## Given instruction
Below are some records: retype them all exactly, but not the pictures.

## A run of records
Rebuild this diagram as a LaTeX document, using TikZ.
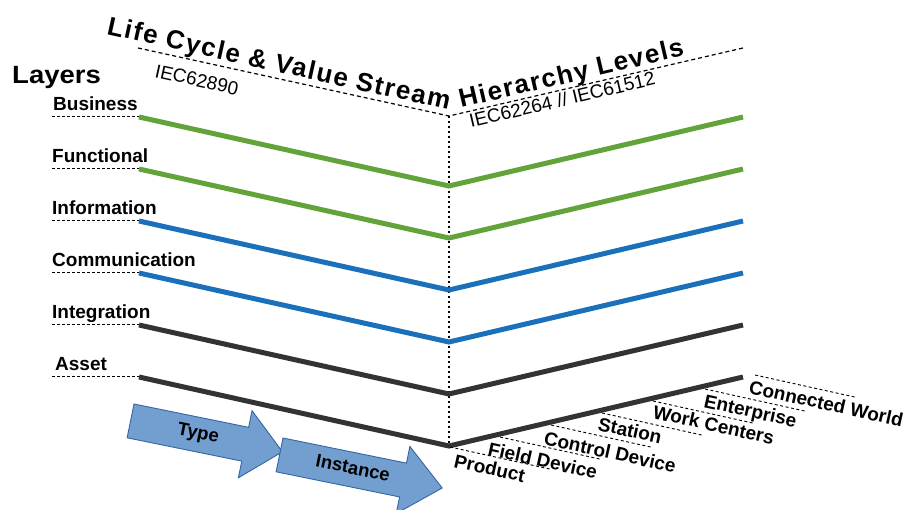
\documentclass[tikz,border=0pt]{standalone}
\usepackage{fontspec}
\setmainfont{Liberation Sans}
\usetikzlibrary{calc}
\definecolor{lgreen}{RGB}{98,163,58}
\definecolor{lblue}{RGB}{27,112,187}
\definecolor{ldark}{RGB}{51,51,51}
\definecolor{afill}{RGB}{114,159,207}
\definecolor{aedge}{RGB}{52,101,164}
\begin{document}
\begin{tikzpicture}[x=1pt,y=-1pt,
  layerline/.style={line width=5pt,line join=miter},
  stub/.style={dash pattern=on 3pt off 2pt,line width=1pt},
  vdots/.style={dash pattern=on 2.5pt off 2.5pt,line width=1.4pt},
  topdash/.style={dash pattern=on 4pt off 3pt,line width=1.2pt},
  lvldash/.style={dash pattern=on 3pt off 2.5pt,line width=0.9pt},
  lbl/.style={font=\bfseries\fontsize{19}{21}\selectfont,inner sep=0pt,anchor=base west},
  ttl/.style={font=\bfseries\fontsize{26}{29}\selectfont\addfontfeatures{LetterSpace=6},inner sep=0pt,anchor=base west},
  sub/.style={font=\fontsize{19}{21}\selectfont,inner sep=0pt,anchor=base west},
  arrowshape/.style={fill=afill,draw=aedge,line width=0.9pt,line join=miter},
  arrowtxt/.style={font=\bfseries\fontsize{18.5}{20}\selectfont,inner sep=0pt}]
\useasboundingbox (0,0) rectangle (905,510);

% top dashed V and vertical dotted line
\coordinate (tl) at (138,48);
\coordinate (tv) at (449,116);
\coordinate (tr) at (743,48);
\coordinate (bv) at (449,446);
\draw[topdash] (tl) -- (tv) -- (tr);
\draw[vdots] (tv) -- (bv);

% titles
\node[ttl,rotate=-12.5] (title1) at (106,34) {Life Cycle \& Value Stream};
\node[ttl,rotate=13.2] (title2) at (461,108) {Hierarchy Levels};
\node[sub,rotate=-12.5] (sub1) at (154,77) {IEC62890};
\node[sub,rotate=13.2] (sub2) at (471,128) {IEC62264 // IEC61512};

\node[font=\bfseries\fontsize{25}{28}\selectfont,inner sep=0pt,anchor=base west] (layers) at (12,84) {\scalebox{1.1}[1]{Layers}};

% layers
\foreach \name/\lab/\y/\col/\lx in {bus/Business/117/lgreen/53,fun/Functional/169/lgreen/52,inf/Information/221/lblue/52,com/Communication/273/lblue/52,int/Integration/325/ldark/52,ass/Asset/377/ldark/55}{
  \coordinate (\name s) at (52,\y);
  \coordinate (\name l) at (139,\y);
  \coordinate (\name v) at (449,\y+69);
  \coordinate (\name r) at (743,\y);
  \draw[stub] (\name s) -- (\name l);
  \draw[layerline,draw=\col] (\name l) -- (\name v) -- (\name r);
  \node[lbl] (\name lab) at (\lx,\y-6) {\lab};
}

% hierarchy levels
\foreach \name/\lab/\sx/\sy/\tx/\ty in {pro/Product/450/447/453/467,fie/Field Device/500/437/487/455,con/Control Device/551/425/543/444,sta/Station/602/413/597/430,wor/Work Centers/653/401/652/418,ent/Enterprise/705/389/703/407,cw/Connected World/755/375/748/393}{
  \coordinate (\name a) at (\sx,\sy);
  \coordinate (\name b) at ($(\sx,\sy)+(99.6,22)$);
  \draw[lvldash] (\name a) -- (\name b);
  \node[lbl,rotate=-12.5] (\name lab) at (\tx,\ty) {\lab};
}

% arrows
\begin{scope}[shift={(134,404)},rotate=-11.5]
  \draw[arrowshape] (0,0) -- (117,0) -- (117,-17) -- (155,17.25) -- (117,51.5) -- (117,34.5) -- (0,34.5) -- cycle;
\end{scope}
\node[arrowtxt,rotate=-11.5] (type) at (198,434) {Type};
\begin{scope}[shift={(283,438)},rotate=-11.5]
  \draw[arrowshape] (0,0) -- (126,0) -- (126,-17) -- (166,17.25) -- (126,51.5) -- (126,34.5) -- (0,34.5) -- cycle;
\end{scope}
\node[arrowtxt,rotate=-11.5] (inst) at (353,468) {Instance};
\end{tikzpicture}
\end{document}
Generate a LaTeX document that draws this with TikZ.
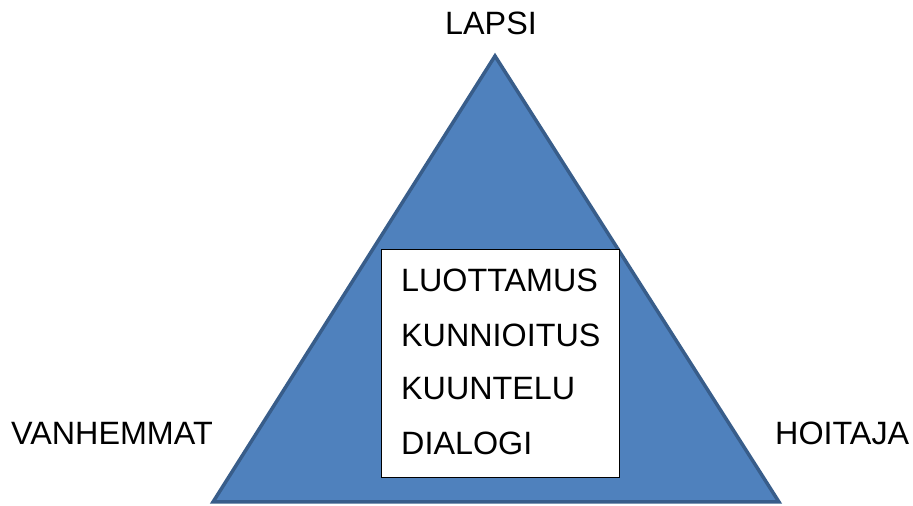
\documentclass[tikz,border=0pt]{standalone}
\usepackage{fontspec}
\setmainfont{Liberation Sans}
\definecolor{trifill}{HTML}{4F81BD}
\definecolor{triline}{HTML}{385D8A}
\begin{document}
\begin{tikzpicture}[x=1pt,y=1pt,
  lbl/.style={inner sep=0pt,font=\fontsize{32.3}{32.3}\selectfont},
  tri/.style={fill=trifill,draw=triline,line width=3.5pt,line join=miter},
  wbox/.style={fill=white,draw=black,line width=1pt}]
\useasboundingbox (0,0) rectangle (913,506);
\coordinate (apex) at (495,450);
\coordinate (bl) at (213,4);
\coordinate (br) at (779,4);
\draw[tri] (apex) -- (br) -- (bl) -- cycle;
\draw[wbox] (381,28) rectangle (619,256);
\node[lbl,anchor=base west] (l1) at (401,214) {LUOTTAMUS};
\node[lbl,anchor=base west] (l2) at (401,159) {KUNNIOITUS};
\node[lbl,anchor=base west] (l3) at (401,106) {KUUNTELU};
\node[lbl,anchor=base west] (l4) at (401,51) {DIALOGI};
\node[lbl,anchor=base] (lapsi) at (491,471) {LAPSI};
\node[lbl,anchor=base west] (vanh) at (11,61) {VANHEMMAT};
\node[lbl,anchor=base west] (hoit) at (775,61) {HOITAJA};
\end{tikzpicture}
\end{document}
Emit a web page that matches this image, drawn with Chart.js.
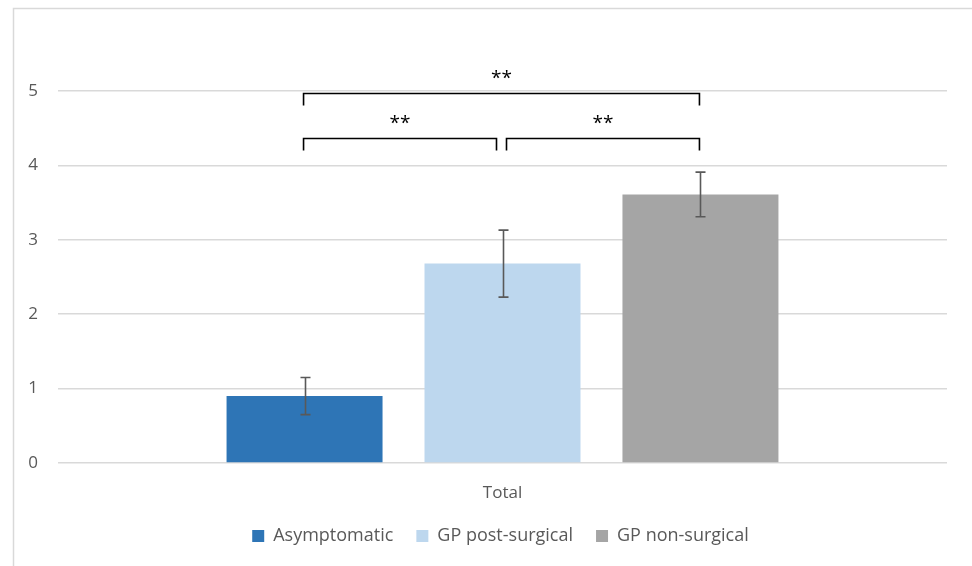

## Answer to the task
Rebuild this diagram as a LaTeX document, using TikZ.
\documentclass[tikz,border=0pt]{standalone}
\usepackage{fontspec}
\setmainfont{Liberation Sans}
\usetikzlibrary{calc}
\definecolor{lgreen}{RGB}{98,163,58}
\definecolor{lblue}{RGB}{27,112,187}
\definecolor{ldark}{RGB}{51,51,51}
\definecolor{afill}{RGB}{114,159,207}
\definecolor{aedge}{RGB}{52,101,164}
\begin{document}
\begin{tikzpicture}[x=1pt,y=-1pt,
  layerline/.style={line width=5pt,line join=miter},
  stub/.style={dash pattern=on 3pt off 2pt,line width=1pt},
  vdots/.style={dash pattern=on 2.5pt off 2.5pt,line width=1.4pt},
  topdash/.style={dash pattern=on 4pt off 3pt,line width=1.2pt},
  lvldash/.style={dash pattern=on 3pt off 2.5pt,line width=0.9pt},
  lbl/.style={font=\bfseries\fontsize{19}{21}\selectfont,inner sep=0pt,anchor=base west},
  ttl/.style={font=\bfseries\fontsize{26}{29}\selectfont\addfontfeatures{LetterSpace=6},inner sep=0pt,anchor=base west},
  sub/.style={font=\fontsize{19}{21}\selectfont,inner sep=0pt,anchor=base west},
  arrowshape/.style={fill=afill,draw=aedge,line width=0.9pt,line join=miter},
  arrowtxt/.style={font=\bfseries\fontsize{18.5}{20}\selectfont,inner sep=0pt}]
\useasboundingbox (0,0) rectangle (905,510);

% top dashed V and vertical dotted line
\coordinate (tl) at (138,48);
\coordinate (tv) at (449,116);
\coordinate (tr) at (743,48);
\coordinate (bv) at (449,446);
\draw[topdash] (tl) -- (tv) -- (tr);
\draw[vdots] (tv) -- (bv);

% titles
\node[ttl,rotate=-12.5] (title1) at (106,34) {Life Cycle \& Value Stream};
\node[ttl,rotate=13.2] (title2) at (461,108) {Hierarchy Levels};
\node[sub,rotate=-12.5] (sub1) at (154,77) {IEC62890};
\node[sub,rotate=13.2] (sub2) at (471,128) {IEC62264 // IEC61512};

\node[font=\bfseries\fontsize{25}{28}\selectfont,inner sep=0pt,anchor=base west] (layers) at (12,84) {\scalebox{1.1}[1]{Layers}};

% layers
\foreach \name/\lab/\y/\col/\lx in {bus/Business/117/lgreen/53,fun/Functional/169/lgreen/52,inf/Information/221/lblue/52,com/Communication/273/lblue/52,int/Integration/325/ldark/52,ass/Asset/377/ldark/55}{
  \coordinate (\name s) at (52,\y);
  \coordinate (\name l) at (139,\y);
  \coordinate (\name v) at (449,\y+69);
  \coordinate (\name r) at (743,\y);
  \draw[stub] (\name s) -- (\name l);
  \draw[layerline,draw=\col] (\name l) -- (\name v) -- (\name r);
  \node[lbl] (\name lab) at (\lx,\y-6) {\lab};
}

% hierarchy levels
\foreach \name/\lab/\sx/\sy/\tx/\ty in {pro/Product/450/447/453/467,fie/Field Device/500/437/487/455,con/Control Device/551/425/543/444,sta/Station/602/413/597/430,wor/Work Centers/653/401/652/418,ent/Enterprise/705/389/703/407,cw/Connected World/755/375/748/393}{
  \coordinate (\name a) at (\sx,\sy);
  \coordinate (\name b) at ($(\sx,\sy)+(99.6,22)$);
  \draw[lvldash] (\name a) -- (\name b);
  \node[lbl,rotate=-12.5] (\name lab) at (\tx,\ty) {\lab};
}

% arrows
\begin{scope}[shift={(134,404)},rotate=-11.5]
  \draw[arrowshape] (0,0) -- (117,0) -- (117,-17) -- (155,17.25) -- (117,51.5) -- (117,34.5) -- (0,34.5) -- cycle;
\end{scope}
\node[arrowtxt,rotate=-11.5] (type) at (198,434) {Type};
\begin{scope}[shift={(283,438)},rotate=-11.5]
  \draw[arrowshape] (0,0) -- (126,0) -- (126,-17) -- (166,17.25) -- (126,51.5) -- (126,34.5) -- (0,34.5) -- cycle;
\end{scope}
\node[arrowtxt,rotate=-11.5] (inst) at (353,468) {Instance};
\end{tikzpicture}
\end{document}
Generate a LaTeX document that draws this with TikZ.
\documentclass[tikz,border=0pt]{standalone}
\usepackage{fontspec}
\setmainfont{Liberation Sans}
\definecolor{trifill}{HTML}{4F81BD}
\definecolor{triline}{HTML}{385D8A}
\begin{document}
\begin{tikzpicture}[x=1pt,y=1pt,
  lbl/.style={inner sep=0pt,font=\fontsize{32.3}{32.3}\selectfont},
  tri/.style={fill=trifill,draw=triline,line width=3.5pt,line join=miter},
  wbox/.style={fill=white,draw=black,line width=1pt}]
\useasboundingbox (0,0) rectangle (913,506);
\coordinate (apex) at (495,450);
\coordinate (bl) at (213,4);
\coordinate (br) at (779,4);
\draw[tri] (apex) -- (br) -- (bl) -- cycle;
\draw[wbox] (381,28) rectangle (619,256);
\node[lbl,anchor=base west] (l1) at (401,214) {LUOTTAMUS};
\node[lbl,anchor=base west] (l2) at (401,159) {KUNNIOITUS};
\node[lbl,anchor=base west] (l3) at (401,106) {KUUNTELU};
\node[lbl,anchor=base west] (l4) at (401,51) {DIALOGI};
\node[lbl,anchor=base] (lapsi) at (491,471) {LAPSI};
\node[lbl,anchor=base west] (vanh) at (11,61) {VANHEMMAT};
\node[lbl,anchor=base west] (hoit) at (775,61) {HOITAJA};
\end{tikzpicture}
\end{document}
Emit a web page that matches this image, drawn with Chart.js.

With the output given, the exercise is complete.